This year, Aron and I dressed up as Bonnie Parker and Clyde Barrow. Or, more accurately, we dressed up as Faye Dunaway and Warren Beatty as Bonnie and Clyde. The impetus was a colleague’s Halloween party—Friday—with a creative take on the mugg and moll theme: She lives in Jersey City, in a 1922 building built to the specifications of corrupt Mayor Frank Hague. He requested that every apartment contain a private wall safe and, at the party, their safe would be cracked. Whatever loot was there once had been removed long ago, but it was fascinating to learn that the building also had many specially-designed closets to hold tenants’ fur coats, a private chapel for Boss Hague, and his home office—complete with a desk that had a large lap drawer that he could push outward to collect bribes! With pistol and tommy gun in tow, we took the PATH train (it felt odd, plastic or not, to carry guns past the transit police en route) out to Jersey City and had a great night!
Though I had been a deviled egg for my company Halloween party on Thursday (an egg wearing devil horns), it was a lot more fun being Bonnie to Aron’s Clyde. So on the 31st, we donned our guises again and headed for the West Village.
We do miss seeing all of the kids trick-or-treating as we used to—the door to door routine is not as common in our building—so the West Village is a fun place to be in the early evening when adorable tots dressed as muscle-bound super heroes, tubby pandas, princesses, and bumble bees stroll between townhouses on Perry Street and Marc Jacobs stores on Bleeker.
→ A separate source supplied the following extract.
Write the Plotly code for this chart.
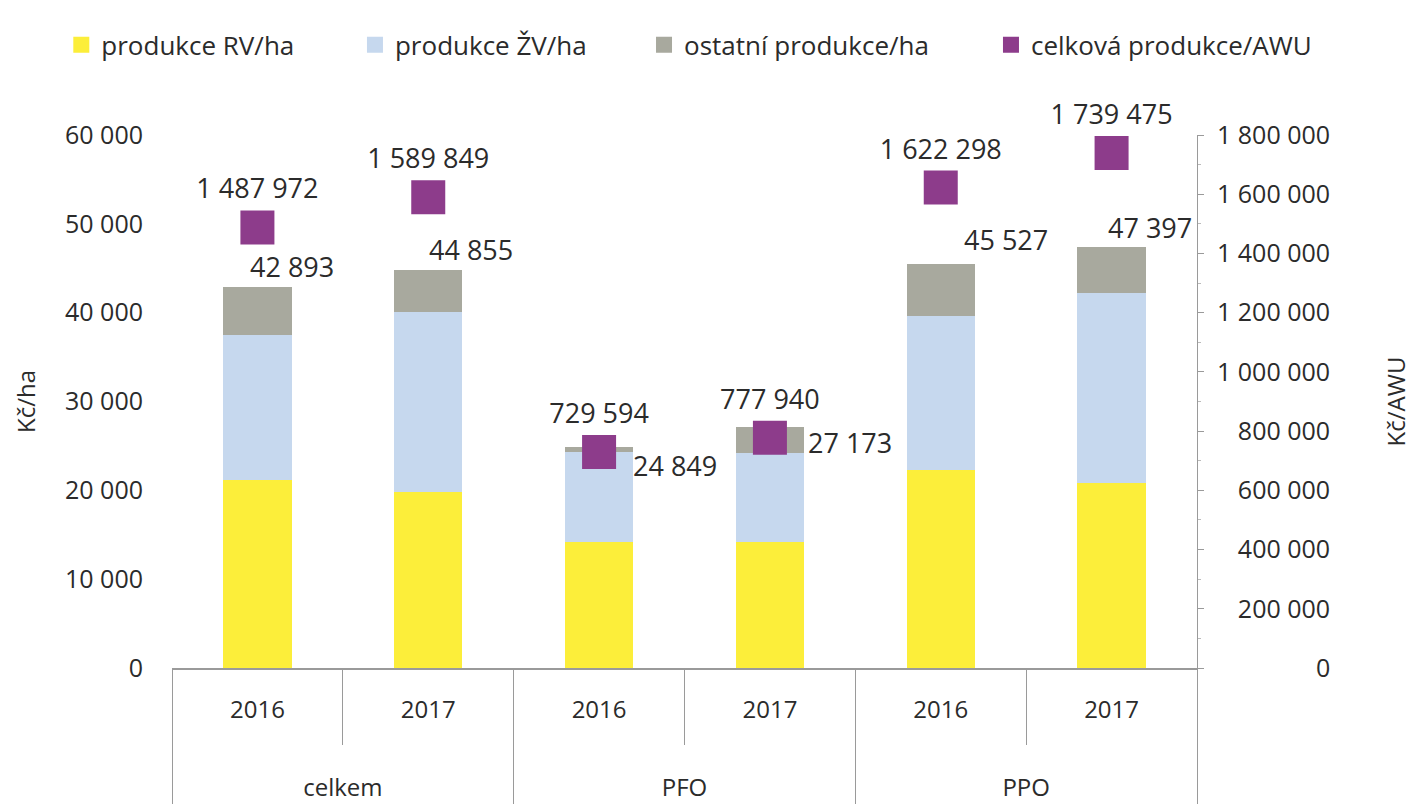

In one of the squares, people line up their jack-o-lanterns on the lawn and gather for music. This year, we were loving “The Baby Soda Jazz Band.” We’ve heard them in Washington Square Park before—sort of a hot, Dixie-jazz sound.
After swaying to tunes in the square, we moved on—hearing our alter-ego names called out as we walked: “Hey, Bonnie!” “Bonnie and Clyde?” “Bonnie and Clyde!” And as the night grew dark, we were surrounded by more and more adults in costume. It’s really quite fun to see so many grown-ups getting into the holiday in one big, chaotic party. Yes, many are sexy nurses, or sexy Dorothys, or sexy something-rathers—but there are far more creative costumes. Favorites included Edward Scissorhands, Charlie Chaplin, a puppet on strings, the Shining Twins, and an entire Flinstones family.
Going to the West Village has become a bit of a tradition for us. When we first moved to New York, we wandered over to check out the famous (or infamous) Greenwich Halloween Parade and ended up at Pearl Street Oyster Bar for Lobster Rolls and other delicious treats. This is our third year celebrating Halloween over oysters!
It started to rain as we crossed the parade route back to the East side, but we didn’t mind too much. We were headed home as it were and the best viewing was really not of the parade but of everybody on the slightly less congested surrounding streets as we traveled.
We finished the night with cupcakes from Magnolia bakery and a Halloween-appropriate movie (but nothing too scary for us), Interview with a Vampire.